• TASK DESCRIPTION: Omit pictures and quote the listing below line by line, from its start through the line that holds "#!/usr/bin/env python3".

Extracted data entries
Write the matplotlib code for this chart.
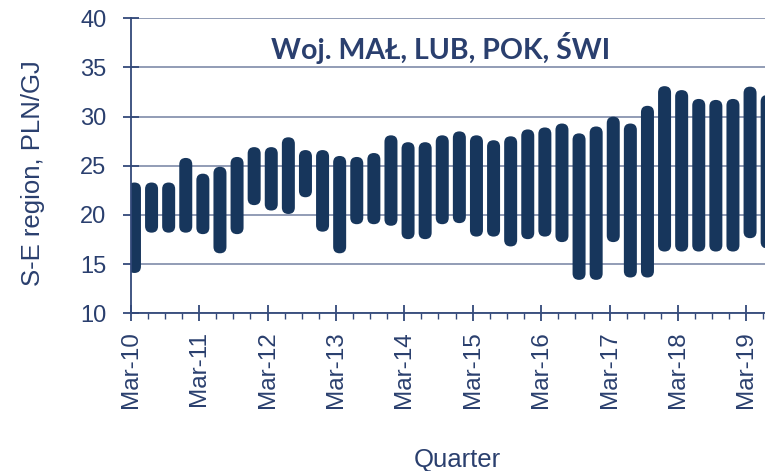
#!/usr/bin/env python3

"""
Quarterly price range (min-max) for the S-E region, drawn as floating bars.
"""
import numpy as np
import matplotlib
matplotlib.use('Agg')
import matplotlib.pyplot as plt
from matplotlib.patches import FancyBboxPatch
from matplotlib.ticker import MultipleLocator, FixedLocator

# quarters Mar-10 .. Jun-19
quarters = ['Mar-10', 'Jun-10', 'Sep-10', 'Dec-10',
            'Mar-11', 'Jun-11', 'Sep-11', 'Dec-11',
            'Mar-12', 'Jun-12', 'Sep-12', 'Dec-12',
            'Mar-13', 'Jun-13', 'Sep-13', 'Dec-13',
            'Mar-14', 'Jun-14', 'Sep-14', 'Dec-14',
            'Mar-15', 'Jun-15', 'Sep-15', 'Dec-15',
            'Mar-16', 'Jun-16', 'Sep-16', 'Dec-16',
            'Mar-17', 'Jun-17', 'Sep-17', 'Dec-17',
            'Mar-18', 'Jun-18', 'Sep-18', 'Dec-18',
            'Mar-19', 'Jun-19']
price_high = [23.3, 23.3, 23.3, 25.8, 24.2, 24.9, 25.9, 26.9, 26.9, 27.9,
              26.6, 26.6, 26.0, 25.9, 26.3, 28.1, 27.4, 27.4, 28.1, 28.5,
              28.1, 27.6, 28.0, 28.7, 28.9, 29.3, 28.3, 29.0, 30.0, 29.3,
              31.1, 33.1, 32.7, 31.8, 31.7, 31.8, 33.05, 32.2]
price_low = [14.1, 18.2, 18.2, 18.2, 18.05, 16.1, 18.05, 21.0, 20.45, 20.1,
             21.8, 18.3, 16.1, 19.06, 19.06, 18.9, 17.54, 17.54, 19.06, 19.17,
             17.8, 17.8, 16.8, 17.54, 17.8, 17.24, 13.4, 13.4, 17.24, 13.64,
             13.64, 16.28, 16.28, 16.28, 16.28, 16.28, 17.64, 16.6]

title = 'Woj. MAŁ, LUB, POK, ŚWI'
ylabel = 'S-E region, PLN/GJ'
xlabel = 'Quarter'

NAVY = '#17365c'
TEXT = '#2a3f6e'
GRID = '#8994b0'
SPINE = '#33497a'


def plot_ranges():
    W, H, DPI = 765, 471, 100
    fig = plt.figure(figsize=(W / DPI, H / DPI), dpi=DPI)
    # axes run past the right edge of the figure, as in the cropped original
    ymin, ymax = 10, 40
    xmax = 38.6
    qpx = 17.1                      # pixels per quarter
    ypx = 295.0 / (ymax - ymin)     # pixels per PLN/GJ
    ax = fig.add_axes([130.7 / W, 1 - 313.3 / H, xmax * qpx / W, 295.0 / H])

    # floating bars with rounded ends (filled patches, so the cut-off
    # last bar at the right edge still gets drawn)
    w = 13 / qpx
    aspect = qpx / ypx
    x = np.arange(len(quarters)) + 0.22
    for xi, lo, hi in zip(x, price_low, price_high):
        ax.add_patch(FancyBboxPatch(
            (xi - w / 2, lo), w, hi - lo,
            boxstyle='round,pad=0,rounding_size=%.4f' % (w / 2 * 0.999),
            mutation_aspect=aspect, fc=NAVY, ec='none', zorder=3))

    ax.set_xlim(0, xmax)
    ax.set_ylim(ymin, ymax)

    # axes cosmetics
    ax.yaxis.set_major_locator(MultipleLocator(5))
    ax.xaxis.set_major_locator(FixedLocator(range(0, len(quarters), 4)))
    ax.xaxis.set_minor_locator(MultipleLocator(1))
    ax.set_xticklabels(quarters[::4], rotation=90, va='top', ha='center')
    ax.grid(axis='y', color=GRID, linewidth=1.3, zorder=1)
    for s in ['top', 'right']:
        ax.spines[s].set_visible(False)
    for s in ['left', 'bottom']:
        ax.spines[s].set_color(SPINE)
        ax.spines[s].set_linewidth(1.3)
        ax.spines[s].set_zorder(4)
    ax.tick_params(axis='x', which='major', direction='inout', length=11.5,
                   width=1.3, color=SPINE, pad=7, labelsize=17.5,
                   labelcolor=TEXT)
    ax.tick_params(axis='x', which='minor', direction='out', length=4,
                   width=1.0, color=SPINE)
    ax.tick_params(axis='y', which='major', direction='inout', length=12,
                   width=1.3, color=SPINE, pad=11.5, labelsize=17,
                   labelcolor=TEXT)
    for lab in ax.get_xticklabels() + ax.get_yticklabels():
        lab.set_fontfamily('Liberation Sans')

    fig.text(441 / W, 1 - 48 / H, title, ha='center', va='center',
             fontsize=20.5, fontweight='bold', family='Lato', color=TEXT)
    fig.text(33 / W, 1 - 173.5 / H, ylabel, rotation=90, ha='center',
             va='center', fontsize=18.5, family='Liberation Sans', color=TEXT)
    fig.text(457 / W, 1 - 467 / H, xlabel, ha='center', va='baseline',
             fontsize=18.5, family='Liberation Sans', color=TEXT)

    fig.savefig('out.png', dpi=DPI)


if __name__ == '__main__':
    plot_ranges()
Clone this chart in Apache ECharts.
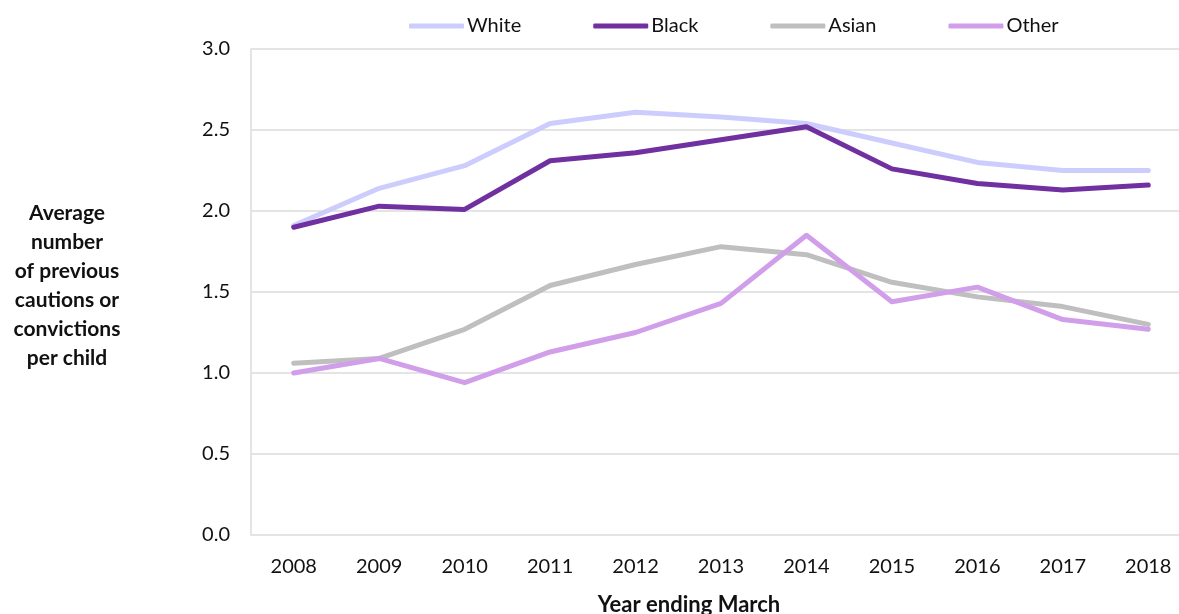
<!DOCTYPE html>
<html>
<head>
<meta charset="utf-8">
<script src="https://cdn.jsdelivr.net/npm/echarts@6/dist/echarts.min.js"></script>
<style>
  html, body { margin: 0; padding: 0; background: #fff; }
  #chart { width: 1179px; height: 614px; }
</style>
</head>
<body>
<div id="chart"></div>
<script>
// years on the x axis
var years = ['2008', '2009', '2010', '2011', '2012', '2013', '2014', '2015', '2016', '2017', '2018'];
// average number of previous cautions or convictions per child
var white = [1.91, 2.14, 2.28, 2.54, 2.61, 2.58, 2.54, 2.42, 2.30, 2.25, 2.25];
var black = [1.90, 2.03, 2.01, 2.31, 2.36, 2.44, 2.52, 2.26, 2.17, 2.13, 2.16];
var asian = [1.06, 1.09, 1.27, 1.54, 1.67, 1.78, 1.73, 1.56, 1.47, 1.41, 1.30];
var other = [1.00, 1.09, 0.94, 1.13, 1.25, 1.43, 1.85, 1.44, 1.53, 1.33, 1.27];

var font = 'Lato';
var gridColor = '#e4e4e4';

function line (name, data, color) {
  return {
    name: name,
    type: 'line',
    data: data,
    symbol: 'none',
    lineStyle: { width: 5, color: color, cap: 'round', join: 'round' },
    itemStyle: { color: color }
  };
}

var option = {
  animation: false,
  textStyle: { fontFamily: font },
  legend: {
    top: 11,
    left: 404,
    icon: 'roundRect',
    itemWidth: 55,
    itemHeight: 5,
    itemGap: 72,
    textStyle: { fontSize: 20, color: '#111', padding: [0, 0, 0, -2] },
    data: ['White', 'Black', 'Asian', 'Other']
  },
  grid: {
    left: 251,
    top: 49,
    width: 940,
    height: 486,
    outerBoundsMode: 'none'
  },
  xAxis: {
    type: 'category',
    data: years,
    boundaryGap: true,
    name: 'Year ending March',
    nameLocation: 'middle',
    nameGap: 59,
    nameTextStyle: { fontSize: 22, fontWeight: 'bold', color: '#111', padding: [0, 64, 0, 0] },
    axisLine: { lineStyle: { color: gridColor, width: 2 } },
    axisTick: { show: false },
    axisLabel: { fontSize: 20, color: '#111', margin: 22 }
  },
  yAxis: {
    type: 'value',
    min: 0,
    max: 3,
    interval: 0.5,
    // the last empty rich line only lifts the block a little
    name: 'Average\nnumber\nof previous\ncautions or\nconvictions\nper child\n{s| }',
    nameLocation: 'middle',
    nameRotate: 0,
    nameGap: 184,
    nameTextStyle: {
      fontSize: 21, fontWeight: 'bold', color: '#111',
      align: 'center', lineHeight: 29,
      rich: { s: { fontSize: 1, lineHeight: 12 } }
    },
    axisLine: { show: true, lineStyle: { color: gridColor, width: 2 } },
    axisTick: { show: false },
    splitLine: { lineStyle: { color: gridColor, width: 2 } },
    axisLabel: {
      fontSize: 20, color: '#111', margin: 21,
      formatter: function (v) { return v.toFixed(1); }
    }
  },
  series: [
    line('White', white, '#cdcdfd'),
    line('Black', black, '#7030a0'),
    line('Asian', asian, '#bfbfbf'),
    line('Other', other, '#d19eea')
  ]
};

var chart = echarts.init(document.getElementById('chart'));
chart.setOption(option);
</script>
</body>
</html>
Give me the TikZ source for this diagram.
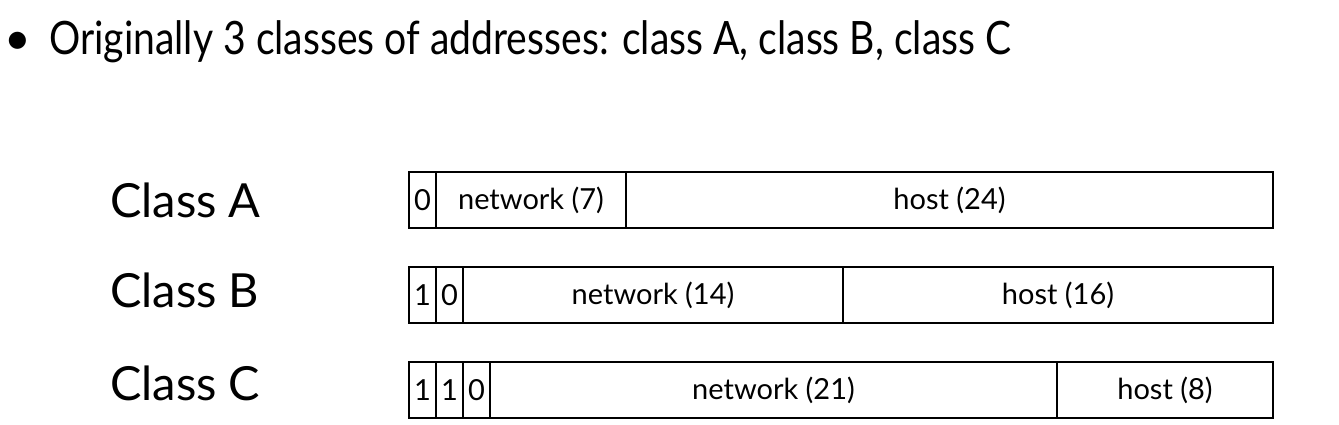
\documentclass[tikz,border=0pt]{standalone}
\usepackage{fontspec}
\setmainfont{Lato}
\begin{document}
\begin{tikzpicture}[x=1pt,y=-1pt,
  cell/.style={draw, line width=1.6pt, minimum height=56pt, inner sep=0pt, outer sep=0pt, anchor=north west, font=\fontsize{29}{29}\selectfont},
  classlbl/.style={anchor=base west, inner sep=0pt, font=\fontsize{47}{47}\selectfont},
  titletext/.style={anchor=base west, inner sep=0pt, font=\fontsize{46}{46}\selectfont}]
\useasboundingbox (0,0) rectangle (1339,424);
% title
\node[titletext] (bul) at (4,54) {•};
\node[titletext] (title) at (49,54) {\scalebox{0.85}[1]{Originally 3 classes of addresses: class A, class B, class C}};
% labels
\node[classlbl] (la) at (110,217) {Class A};
\node[classlbl] (lb) at (110,307) {Class B};
\node[classlbl] (lc) at (110,400) {Class C};
% Class A
\node[cell, minimum width=27pt]  (a1) at (409,172) {0};
\node[cell, minimum width=190pt] (a2) at (436,172) {network (7)};
\node[cell, minimum width=647pt] (a3) at (626,172) {host (24)};
% Class B
\node[cell, minimum width=27pt]  (b1) at (409,267) {1};
\node[cell, minimum width=27pt]  (b2) at (436,267) {0};
\node[cell, minimum width=380pt] (b3) at (463,267) {network (14)};
\node[cell, minimum width=430pt] (b4) at (843,267) {host (16)};
% Class C
\node[cell, minimum width=27pt]  (c1) at (409,362) {1};
\node[cell, minimum width=27pt]  (c2) at (436,362) {1};
\node[cell, minimum width=27pt]  (c3) at (463,362) {0};
\node[cell, minimum width=567pt] (c4) at (490,362) {network (21)};
\node[cell, minimum width=216pt] (c5) at (1057,362) {host (8)};
\end{tikzpicture}
\end{document}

• TASK RESULT:
Write the matplotlib code for this chart.
#!/usr/bin/env python3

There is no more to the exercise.